Laurel Snyder thought she had her future mapped out before she started at UTC. She was going to be a poet. She had always been a poet. She wrote poems every day since she was eight-years-old. She moved hundreds of miles away from her native Baltimore to study specifically with Dr. Richard Jackson, a UTC English professor and accomplished poet.
But she also harbored a secret love for children’s books. She had been collecting both children’s books and picture books for a while.
“Poetry was just a constant passion, but I always loved children’s books. It was my guilty pleasure. I would have smart conversations about contemporary poetry in class, and then I would go back to my room and reread Half Magic,” she says.

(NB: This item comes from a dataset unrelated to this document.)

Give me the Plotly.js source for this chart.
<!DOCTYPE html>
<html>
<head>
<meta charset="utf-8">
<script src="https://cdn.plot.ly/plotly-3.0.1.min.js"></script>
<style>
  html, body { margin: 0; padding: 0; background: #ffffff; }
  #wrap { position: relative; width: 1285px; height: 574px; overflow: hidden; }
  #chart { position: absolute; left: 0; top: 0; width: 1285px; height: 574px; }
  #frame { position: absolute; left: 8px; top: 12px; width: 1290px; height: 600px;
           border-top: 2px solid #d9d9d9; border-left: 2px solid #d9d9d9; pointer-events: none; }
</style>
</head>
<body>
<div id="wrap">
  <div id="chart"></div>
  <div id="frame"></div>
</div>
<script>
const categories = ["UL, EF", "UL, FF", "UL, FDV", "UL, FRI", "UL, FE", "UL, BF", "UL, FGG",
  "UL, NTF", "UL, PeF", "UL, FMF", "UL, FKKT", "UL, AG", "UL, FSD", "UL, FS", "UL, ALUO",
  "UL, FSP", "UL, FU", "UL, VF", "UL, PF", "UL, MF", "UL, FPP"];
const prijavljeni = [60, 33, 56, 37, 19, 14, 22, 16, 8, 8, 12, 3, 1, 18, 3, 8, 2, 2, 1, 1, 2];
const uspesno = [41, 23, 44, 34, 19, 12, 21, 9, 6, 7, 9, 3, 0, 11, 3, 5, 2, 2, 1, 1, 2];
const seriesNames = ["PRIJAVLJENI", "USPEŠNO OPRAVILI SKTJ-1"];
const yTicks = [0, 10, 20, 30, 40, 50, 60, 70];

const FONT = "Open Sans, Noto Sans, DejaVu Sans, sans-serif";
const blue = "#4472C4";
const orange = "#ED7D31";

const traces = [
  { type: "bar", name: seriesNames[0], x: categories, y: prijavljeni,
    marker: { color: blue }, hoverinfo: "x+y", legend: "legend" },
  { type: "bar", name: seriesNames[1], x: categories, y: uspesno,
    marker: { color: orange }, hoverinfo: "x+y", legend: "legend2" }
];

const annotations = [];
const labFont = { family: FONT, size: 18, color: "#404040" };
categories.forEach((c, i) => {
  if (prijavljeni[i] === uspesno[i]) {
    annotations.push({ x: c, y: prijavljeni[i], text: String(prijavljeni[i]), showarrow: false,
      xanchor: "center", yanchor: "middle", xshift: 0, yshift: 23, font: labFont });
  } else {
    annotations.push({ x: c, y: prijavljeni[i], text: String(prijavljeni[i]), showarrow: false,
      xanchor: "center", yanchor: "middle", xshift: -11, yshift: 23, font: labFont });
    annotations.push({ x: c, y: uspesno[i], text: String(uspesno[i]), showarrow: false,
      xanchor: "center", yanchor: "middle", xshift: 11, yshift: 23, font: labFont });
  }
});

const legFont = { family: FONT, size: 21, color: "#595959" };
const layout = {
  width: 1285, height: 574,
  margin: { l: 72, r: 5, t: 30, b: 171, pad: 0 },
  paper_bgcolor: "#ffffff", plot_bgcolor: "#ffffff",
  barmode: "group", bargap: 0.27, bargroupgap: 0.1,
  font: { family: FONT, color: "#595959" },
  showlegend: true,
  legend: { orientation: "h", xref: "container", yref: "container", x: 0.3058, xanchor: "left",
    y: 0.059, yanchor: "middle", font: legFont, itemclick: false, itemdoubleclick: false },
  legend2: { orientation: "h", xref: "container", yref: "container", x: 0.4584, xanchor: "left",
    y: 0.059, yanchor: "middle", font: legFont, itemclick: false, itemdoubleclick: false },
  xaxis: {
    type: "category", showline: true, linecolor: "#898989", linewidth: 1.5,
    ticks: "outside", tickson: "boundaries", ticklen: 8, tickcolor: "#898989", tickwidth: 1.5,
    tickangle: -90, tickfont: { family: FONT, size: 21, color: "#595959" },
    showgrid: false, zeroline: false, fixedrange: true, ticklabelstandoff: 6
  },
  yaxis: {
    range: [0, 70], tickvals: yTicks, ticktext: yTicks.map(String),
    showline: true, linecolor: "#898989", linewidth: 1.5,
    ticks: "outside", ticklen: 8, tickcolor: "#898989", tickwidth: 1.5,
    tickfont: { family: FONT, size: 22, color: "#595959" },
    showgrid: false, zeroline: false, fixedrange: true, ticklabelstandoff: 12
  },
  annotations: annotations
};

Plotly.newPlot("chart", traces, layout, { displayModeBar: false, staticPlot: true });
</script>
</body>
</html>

After graduating from UTC with a degree in humanities, Snyder decided to turn her secret passion into her job. She’s now a published author of more than a dozen books, many written for children.
From a novel about a group of orphans living on a mysterious island to a story about a girl who finds a magical time-traveling breadbox to a whimsical picture book inspired by her sons, Snyder’s work has received accolades from the Chicago Public Library, Southern Living, the Junior Library Guild, The Washington Post and many more. One of her latest books, Orphan Island, was nominated for a National Book Award.
Though writing came relatively easy for Snyder, getting published was another story. It took eight years for her first book to reach the shelves after receiving rejections from 49 publishers.
“It’s not for the faint of heart,” Snyder says. “Even now, there’s always rejections. I feel really grateful to Dr. Jackson. It was in his classes at UTC that I really toughened up and learned that the process of critique and rejection was really the process of getting better. Even now, I wouldn’t want to try to write something without the help of that kind of critique.”